OS INTOCÁVEIS (1987)
Morricone também criou uma de suas músicas mais memoráveis em sua parceria com Brian DePalma no drama Os Intocáveis, de 1987, relembrado principalmente por aquela sinfonia de trompetes, e uma melodia que não apenas combina perfeitamente com a atmosfera do submundo dos crimes nos EUA como cria um sentimento de expectativa crescente. Toda a trilha sonora de Os Intocáveis é certeira, mas quem poderia esquecer o tema de Al Capone, que combina perfeitamente com a performance caricata de Robert DeNiro?
CINEMA PARADISO (1988)
Uma lista de trabalhos inesquecíveis de Morricone não estaria completa se não exemplificasse o seu talento em gêneros diferentes do cinema. Apesar de ser lembrado pelo tom forte e extravagante de faroestes, histórias de crime ou drama, uma de suas obras mais sensíveis está em Cinema Paradiso, de 1988, o longa que marcou o início de sua parceria com o diretor italiano Giuseppe Tornatore.
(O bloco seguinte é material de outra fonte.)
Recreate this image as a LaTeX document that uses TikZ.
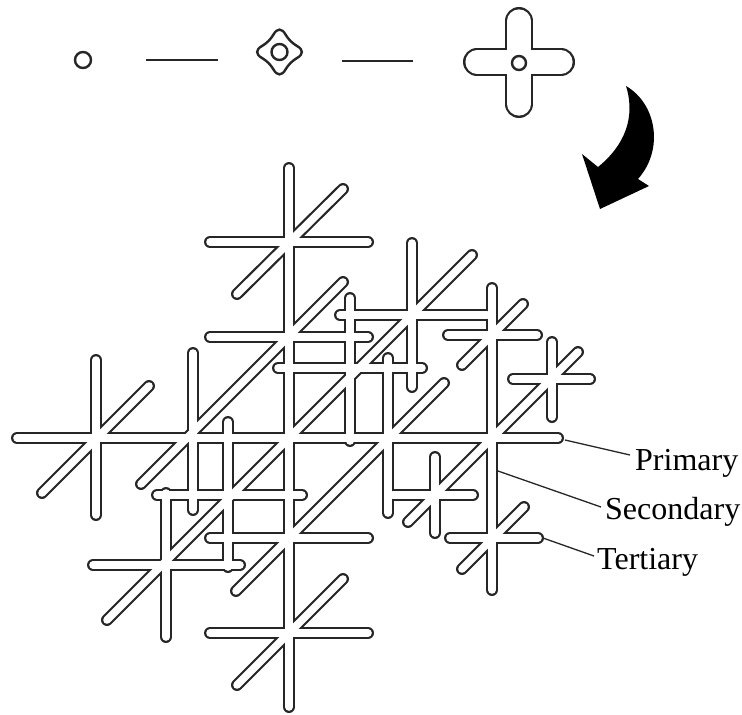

Para embalar a história de vida de um cineasta e o nascimento de seu amor pelo cinema, Morricone investiu em um instrumental mais intimista e delicado, com piano, celesta e cordas.
OS OITO ODIADOS (2015)
Chegando ao fim da nossa lista, é difícil não sentir certo desconforto em apenas listar 10 das trilhas de Ennio Morricone, até porque há um tempo grande entre os dois últimos itens da seleção. Mas a trilha sonora de Os Oito Odiados, único filme de Tarantino que traz composições originais de Morricone (o diretor usou faixas diversas do compositor em vários de seus filmes) marcou por diversos motivos: ele foi o retorno de Morricone ao gênero de faroeste, concretizou um desejo conhecido do diretor e representou a merecida vitória no Oscar de Morricone. Mas o fato de que o maestro foi presenteado com uma estatueta apenas em 2015 é mais um testamento das falhas da Academia do que um sinal de merecimento tardio do compositor (apesar do Oscar ter presenteado Morricone com um prêmio por conjunto da obra em 2007). Aos 87 anos, Morricone criou peças intensas e marcantes para Os Oito Odiados, de alguma maneira mostrando que mesmo depois de tanto tempo ainda tinha muito a dizer.